> [Supplied data]:
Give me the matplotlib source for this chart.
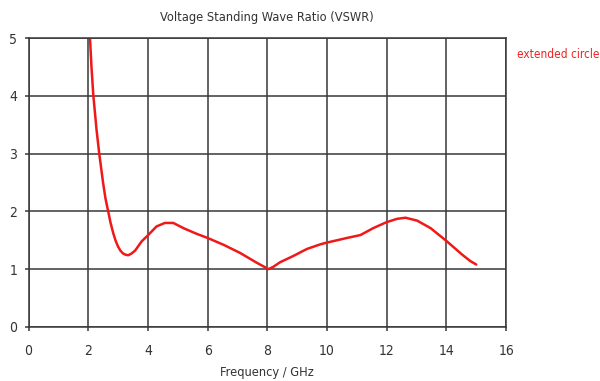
import matplotlib.pyplot as plt

# VSWR curve, frequency in GHz
freq = [2.06, 2.11, 2.17, 2.28, 2.37, 2.50, 2.58, 2.67, 2.75, 2.84, 2.92, 3.00,
        3.08, 3.17, 3.25, 3.34, 3.45, 3.57, 3.79, 4.01, 4.29, 4.57, 4.85, 5.19,
        5.64, 6.00, 6.54, 7.09, 7.65, 7.90, 8.04, 8.20, 8.43, 8.88, 9.33, 9.78,
        10.00, 10.67, 11.12, 11.55, 11.98, 12.34, 12.63, 13.02, 13.47, 14.02,
        14.53, 14.80, 15.00]
vswr = [5.00, 4.50, 4.02, 3.41, 3.00, 2.49, 2.22, 2.00, 1.80, 1.62, 1.49, 1.39,
        1.32, 1.27, 1.25, 1.24, 1.27, 1.32, 1.48, 1.59, 1.74, 1.80, 1.80, 1.71,
        1.61, 1.54, 1.42, 1.28, 1.11, 1.04, 1.00, 1.04, 1.12, 1.23, 1.35, 1.43,
        1.46, 1.54, 1.59, 1.71, 1.81, 1.87, 1.89, 1.84, 1.71, 1.48,
        1.25, 1.14, 1.08]

xticks = [0, 2, 4, 6, 8, 10, 12, 14, 16]
yticks = [0, 1, 2, 3, 4, 5]

plt.rcParams["font.family"] = "DejaVu Sans"
plt.rcParams["font.stretch"] = "condensed"

fig = plt.figure(figsize=(6.0, 3.81), dpi=100)
ax = fig.add_axes([0.0475, 0.142, 0.796, 0.758])

ax.plot(freq, vswr, color="#f01818", linewidth=1.8, solid_capstyle="round",
        solid_joinstyle="round")

ax.set_xlim(0, 16)
ax.set_ylim(0, 5)
ax.set_xticks(xticks)
ax.set_yticks(yticks)
ax.grid(True, color="#383838", linewidth=1.1)
ax.set_axisbelow(True)
for s in ax.spines.values():
    s.set_color("#383838")
    s.set_linewidth(1.1)
ax.tick_params(length=3, width=1.1, color="#383838", labelsize=10,
               labelcolor="#333333")
ax.tick_params(axis="x", pad=9)
ax.tick_params(axis="y", pad=5)

ax.set_title("Voltage Standing Wave Ratio (VSWR)", fontsize=9.2,
             color="#333333", pad=12)
ax.set_xlabel("Frequency / GHz", fontsize=9.2, color="#333333", labelpad=6)
fig.text(0.862, 0.858, "extended circle", color="#f02020", fontsize=8.5,
         ha="left", va="center")

fig.savefig("out.png", dpi=100, facecolor="white")
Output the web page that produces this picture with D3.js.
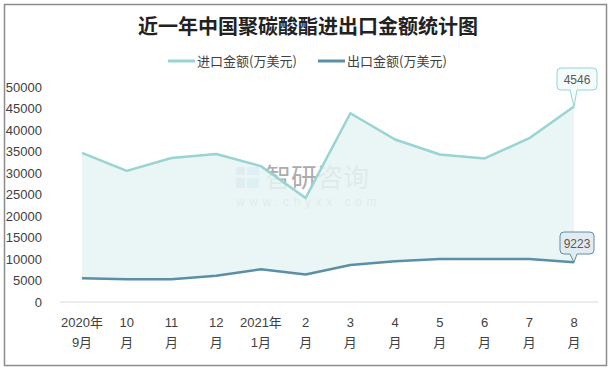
<!DOCTYPE html>
<html>
<head>
<meta charset="utf-8">
<title>近一年中国聚碳酸酯进出口金额统计图</title>
<script src="https://d3js.org/d3.v7.min.js"></script>
<style>
    body { margin: 0; background: #fff; }
    svg text { font-family: "Liberation Sans", "Noto Sans CJK SC", sans-serif; }
    .axis text { fill: #404040; font-size: 13px; }
</style>
</head>
<body>
<div id="chart"></div>
<script>
// month labels (two lines each)
var months = ["2020年|9月", "10|月", "11|月", "12|月", "2021年|1月", "2|月",
              "3|月", "4|月", "5|月", "6|月", "7|月", "8|月"];
var importValues = [34700, 30500, 33500, 34400, 31600, 24200, 43900, 37800, 34300, 33400, 38100, 45460];
var exportValues = [5500, 5300, 5300, 6100, 7600, 6400, 8600, 9500, 10000, 10000, 10000, 9223];
var yTicks = [0, 5000, 10000, 15000, 20000, 25000, 30000, 35000, 40000, 45000, 50000];
var seriesNames = ["进口金额(万美元)", "出口金额(万美元)"];
var colors = ["#98d4d2", "#5a8fa7"];

var W = 612, H = 371;
var svg = d3.select("#chart").append("svg")
    .attr("width", W).attr("height", H);

// outer frame
svg.append("rect")
    .attr("x", 4.5).attr("y", 4.5)
    .attr("width", 602).attr("height", 361)
    .attr("fill", "#fff").attr("stroke", "#8c8c8c").attr("stroke-width", 1.5);

// title
svg.append("text")
    .attr("x", 308).attr("y", 34)
    .attr("text-anchor", "middle")
    .style("font-family", "'Noto Sans CJK SC', sans-serif")
    .style("font-size", "20px").style("font-weight", "bold")
    .attr("fill", "#222")
    .text("近一年中国聚碳酸酯进出口金额统计图");

var x = d3.scalePoint().domain(months).range([82, 574]);
var y = d3.scaleLinear().domain([0, 50000]).range([302, 87]);

// legend
var legendX = [168, 318];
seriesNames.forEach(function(name, i) {
    svg.append("line")
        .attr("x1", legendX[i]).attr("x2", legendX[i] + 27)
        .attr("y1", 61).attr("y2", 61)
        .attr("stroke", colors[i]).attr("stroke-width", 3);
    svg.append("text")
        .attr("x", legendX[i] + 29).attr("y", 65.5)
        .style("font-family", "'Noto Sans CJK SC', sans-serif")
        .style("font-size", "13px").attr("fill", "#404040")
        .text(name);
});

// watermark
var wm = svg.append("g").attr("opacity", 0.65);
wm.append("rect").attr("x", 236).attr("y", 167).attr("width", 9).attr("height", 8).attr("fill", "#8fa6c0");
wm.append("rect").attr("x", 236).attr("y", 178).attr("width", 9).attr("height", 10).attr("fill", "#8fa6c0");
wm.append("rect").attr("x", 247).attr("y", 167).attr("width", 12).attr("height", 8).attr("fill", "#7fc4e0");
wm.append("rect").attr("x", 247).attr("y", 178).attr("width", 12).attr("height", 10).attr("fill", "#7fc4e0");
wm.append("text").attr("x", 265).attr("y", 187)
    .style("font-family", "'Noto Sans CJK SC', sans-serif")
    .style("font-size", "26px").attr("fill", "#808080")
    .text("智研咨询");
wm.append("text").attr("x", 236).attr("y", 206)
    .style("font-size", "12px").style("letter-spacing", "4.6px").attr("fill", "#808080")
    .text("www.chyxx.com");

// area between import and export
var area = d3.area()
    .x(function(d, i) { return x(months[i]); })
    .y0(function(d, i) { return y(exportValues[i]); })
    .y1(function(d) { return y(d); });
svg.append("path")
    .datum(importValues)
    .attr("d", area)
    .attr("fill", "#e6f4f4").attr("opacity", 0.85);

// y axis
var yAxis = svg.append("g").attr("class", "axis")
    .attr("transform", "translate(44,0)")
    .call(d3.axisLeft(y).tickValues(yTicks).tickFormat(d3.format("d")).tickSize(0).tickPadding(2));
yAxis.select(".domain").remove();

// baseline
svg.append("line")
    .attr("x1", 60).attr("x2", 598)
    .attr("y1", y(0)).attr("y2", y(0))
    .attr("stroke", "#d9d9d9").attr("stroke-width", 1);

// x axis labels
var xl = svg.append("g").attr("class", "axis");
months.forEach(function(m) {
    var parts = m.split("|");
    var t = xl.append("text")
        .attr("x", x(m)).attr("text-anchor", "middle");
    t.append("tspan").attr("x", x(m)).attr("y", 327).text(parts[0]);
    t.append("tspan").attr("x", x(m)).attr("y", 347).text(parts[1]);
});

// lines
var line = d3.line()
    .x(function(d, i) { return x(months[i]); })
    .y(function(d) { return y(d); });
[importValues, exportValues].forEach(function(vals, i) {
    svg.append("path")
        .datum(vals)
        .attr("d", line)
        .attr("fill", "none")
        .attr("stroke", colors[i])
        .attr("stroke-width", 2.5)
        .attr("stroke-linejoin", "round");
});

// callouts on last points
function callout(value, text, color, fill, boxW, boxTop) {
    var px = x(months[months.length - 1]), py = y(value);
    var bx = px - boxW / 2 + 3, bh = 22, by = boxTop;
    var g = svg.append("g");
    var pth = d3.path();
    pth.moveTo(bx + 4, by);
    pth.lineTo(bx + boxW - 4, by);
    pth.quadraticCurveTo(bx + boxW, by, bx + boxW, by + 4);
    pth.lineTo(bx + boxW, by + bh - 4);
    pth.quadraticCurveTo(bx + boxW, by + bh, bx + boxW - 4, by + bh);
    pth.lineTo(px + 3, by + bh);
    pth.lineTo(px, py);
    pth.lineTo(px - 4, by + bh);
    pth.lineTo(bx + 4, by + bh);
    pth.quadraticCurveTo(bx, by + bh, bx, by + bh - 4);
    pth.lineTo(bx, by + 4);
    pth.quadraticCurveTo(bx, by, bx + 4, by);
    g.append("path").attr("d", pth.toString())
        .attr("fill", fill).attr("stroke", color).attr("stroke-width", 1);
    g.append("text")
        .attr("x", bx + boxW / 2).attr("y", by + 15.5)
        .attr("text-anchor", "middle")
        .style("font-size", "12px").attr("fill", "#595959")
        .text(text);
}
callout(importValues[11], "4546", "#98d4d2", "#f4fbfb", 40, 68);
callout(exportValues[11], "9223", "#5a8fa7", "#e3ebf0", 34, 232);
</script>
</body>
</html>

> [What is asked]: Copy, word for word, the entries above from the first line to the line that holds "import matplotlib.pyplot as plt". Drop the pictures.

> [Solution to the exercise]:
Give me the matplotlib source for this chart.
import matplotlib.pyplot as plt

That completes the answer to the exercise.